In this architecture the application server does not store any TLS certificate material, and it does not own the TLS configuration.
Usage
To enable connection serialization, applications must first set a serialization version on the config using s2n_config_set_serialization_version(). Setting a version prevents forwards-incompatible changes from causing deserialization failures. See Serialization Version Deployment for more information.
To serialize a connection, applications must first obtain a large enough buffer to store the serialized connection. The size of the serialized connection can be obtained with s2n_connection_serialization_length(). The serialized connection can then be written into the buffer with s2n_connection_serialize().
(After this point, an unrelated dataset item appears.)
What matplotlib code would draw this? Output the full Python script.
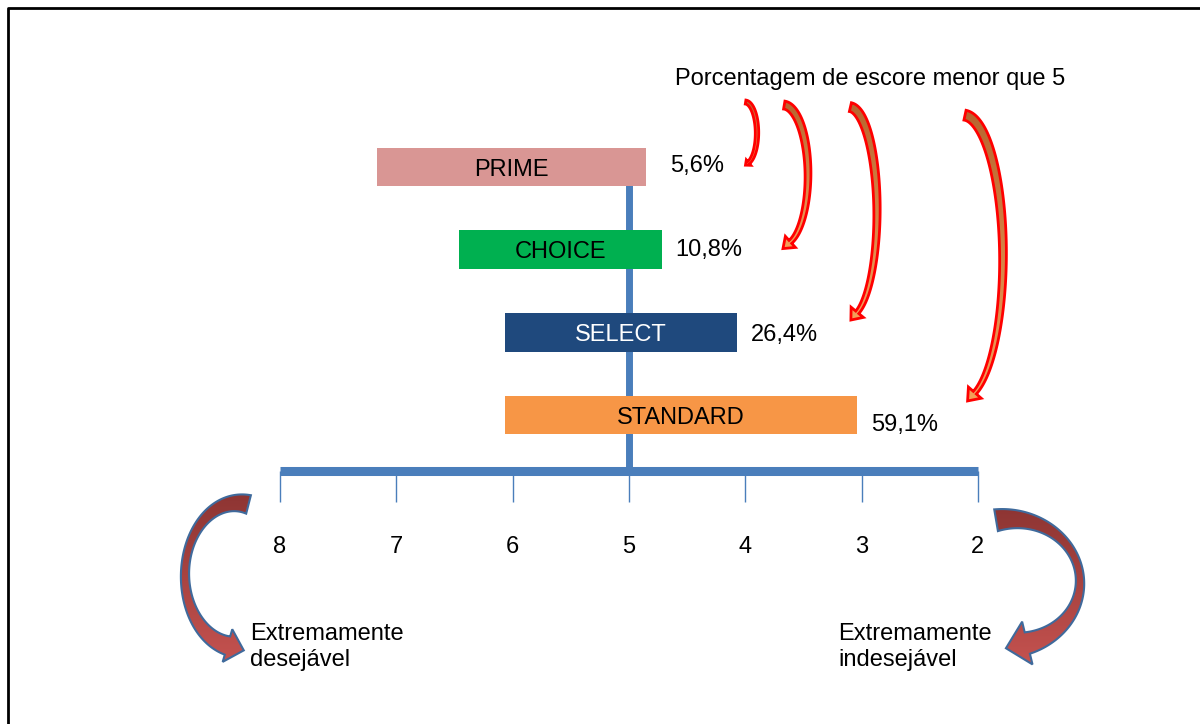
import numpy as np
import matplotlib
matplotlib.use("Agg")
import matplotlib.pyplot as plt
from matplotlib.patches import Polygon
from matplotlib.colors import LinearSegmentedColormap

plt.rcParams['font.family'] = ['Liberation Sans', 'DejaVu Sans']

# data
grades = ['STANDARD', 'SELECT', 'CHOICE', 'PRIME']
bar_left = [6.07, 6.07, 6.46, 7.17]      # score where each bar starts (left side, higher score)
bar_right = [3.04, 4.07, 4.72, 4.85]     # score where each bar ends
pct_labels = ['59,1%', '26,4%', '10,8%', '5,6%']
bar_colors = ['#f79646', '#1f497d', '#00b050', '#d99694']
name_colors = ['black', 'white', 'black', 'black']
scores = [8, 7, 6, 5, 4, 3, 2]

blue = '#4a7ebb'
axis_y = -0.677
tick_end = -1.052
label_y = -1.595
pct_offsets = [(10, -7), (10, -2), (10, 0), (17, 1)]   # label placement in points

fig = plt.figure(figsize=(12, 7.24), dpi=100)
ax = fig.add_axes([0, 0, 1, 1])
ax.set_xlim(10.408, 0.0903)
ax.set_ylim(-3.738, 5.020)
ax.axis('off')

rows = np.arange(len(grades))
left = np.array(bar_left)
right = np.array(bar_right)

# stem and score axis
ax.vlines(5, axis_y, rows[-1], color=blue, lw=5, zorder=1, capstyle='butt')
ax.hlines(axis_y, max(scores), min(scores), color=blue, lw=6.5, zorder=1, capstyle='butt')
ax.vlines(scores, axis_y, tick_end, color=blue, lw=1, zorder=1)
for s in scores:
    ax.text(s, label_y, str(s), ha='center', va='center', fontsize=17)

ax.barh(rows, right - left, left=left, height=0.47, color=bar_colors, zorder=2)
for i in rows:
    ax.annotate(grades[i], ((left[i] + right[i]) / 2, i), xytext=(0, -2), textcoords='offset points',
                ha='center', va='center', fontsize=17, color=name_colors[i], zorder=3)
    ax.annotate(pct_labels[i], (right[i], i), xytext=pct_offsets[i], textcoords='offset points',
                ha='left', va='center', fontsize=17)

# decoration layer in pixel units (y downward)
deco = fig.add_axes([0, 0, 1, 1])
deco.patch.set_alpha(0)
deco.set_xlim(0, 1200)
deco.set_ylim(724, 0)
deco.axis('off')

deco.plot([8, 8, 1200], [724, 8, 8], color='black', lw=2)
deco.text(675, 79, 'Porcentagem de escore menor que 5', ha='left', va='center', fontsize=17)
deco.text(250, 647, 'Extremamente\ndesejável', ha='left', va='center', fontsize=17, linespacing=1.2)
deco.text(838, 647, 'Extremamente\nindesejável', ha='left', va='center', fontsize=17, linespacing=1.2)


def arrow_poly(pts, w, head_len, head_w):
    d = np.gradient(pts, axis=0)
    d /= np.linalg.norm(d, axis=1)[:, None]
    n = np.column_stack([-d[:, 1], d[:, 0]])
    lft = pts + n * w[:, None] / 2
    rgt = pts - n * w[:, None] / 2
    tip = pts[-1] + d[-1] * head_len
    hl = pts[-1] + n[-1] * head_w / 2
    hr = pts[-1] - n[-1] * head_w / 2
    return np.vstack([lft, hl, tip, hr, rgt[::-1]])


def grad_arrow(poly, c1, c2, ec, lw):
    patch = Polygon(poly, closed=True, fc='none', ec=ec, lw=lw, zorder=4)
    deco.add_patch(patch)
    x0, x1 = poly[:, 0].min(), poly[:, 0].max()
    y0, y1 = poly[:, 1].min(), poly[:, 1].max()
    cmap = LinearSegmentedColormap.from_list('g', [c1, c2])
    im = deco.imshow(np.linspace(0, 1, 100).reshape(-1, 1), cmap=cmap,
                     extent=(x0, x1, y1, y0), origin='upper', aspect='auto', zorder=3)
    im.set_clip_path(patch)


def half_ellipse(cx, cy, rx, ry, th0, th1, side=1):
    th = np.linspace(th0, th1, 120)
    return np.column_stack([cx + side * rx * np.sin(th), cy - ry * np.cos(th)])


# red curved arrows: centre, radii, tail width, end width, head width, head length
red_arcs = [(745, 133, 12, 31, 4, 3, 7, 4),
            (783, 175, 25, 70, 8, 4, 15, 10),
            (849, 212, 28, 105, 9, 4, 16, 10),
            (963, 257, 40, 142, 10, 4, 17, 11)]
for cx, cy, rx, ry, w0, w1, hw, hl in red_arcs:
    pts = half_ellipse(cx, cy, rx, ry, 0.05, np.pi - 0.3)
    w = np.linspace(w0, w1, len(pts))
    grad_arrow(arrow_poly(pts, w, hl, hw), '#b8652f', '#f4a05a', '#ff0000', 2)

# big curved arrows at the ends of the scale
pts = half_ellipse(238, 575, 53, 72, -0.2, np.pi - 0.2, side=-1)
w = 19 - 11 * np.sin(np.linspace(0, np.pi, len(pts)))
grad_arrow(arrow_poly(pts, w, 17, 34), '#8e3533', '#c4524f', '#3f6a9c', 1.5)

pts = half_ellipse(1010, 582, 70, 63, -0.2, np.pi - 0.25)
w = 22 - 14 * np.sin(np.linspace(0, np.pi, len(pts)))
grad_arrow(arrow_poly(pts, w, 22, 44), '#8e3533', '#c4524f', '#3f6a9c', 1.5)

deco.set_xlim(0, 1200)
deco.set_ylim(724, 0)

fig.savefig('out.png', dpi=100)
To deserialize the connection, call s2n_connection_deserialize(). Note that a serialized connection stores a minimal amount of state. So while the deserialized connection can be used to read and write application data, most handshake information will not be preserved, and connection-level getters may not function normally.
Serialization Version Deployment
Connection Serialization is backwards compatible, but not forwards compatible. This means that a new version of s2n-tls can deserialize old formats, but an old version of s2n-tls can not deserialize new formats.
The serialization version controls what format is written, and the library version controls what formats can be read. To avoid deserialization failures every host in a fleet should support reading a new format before any hosts begin writing that format.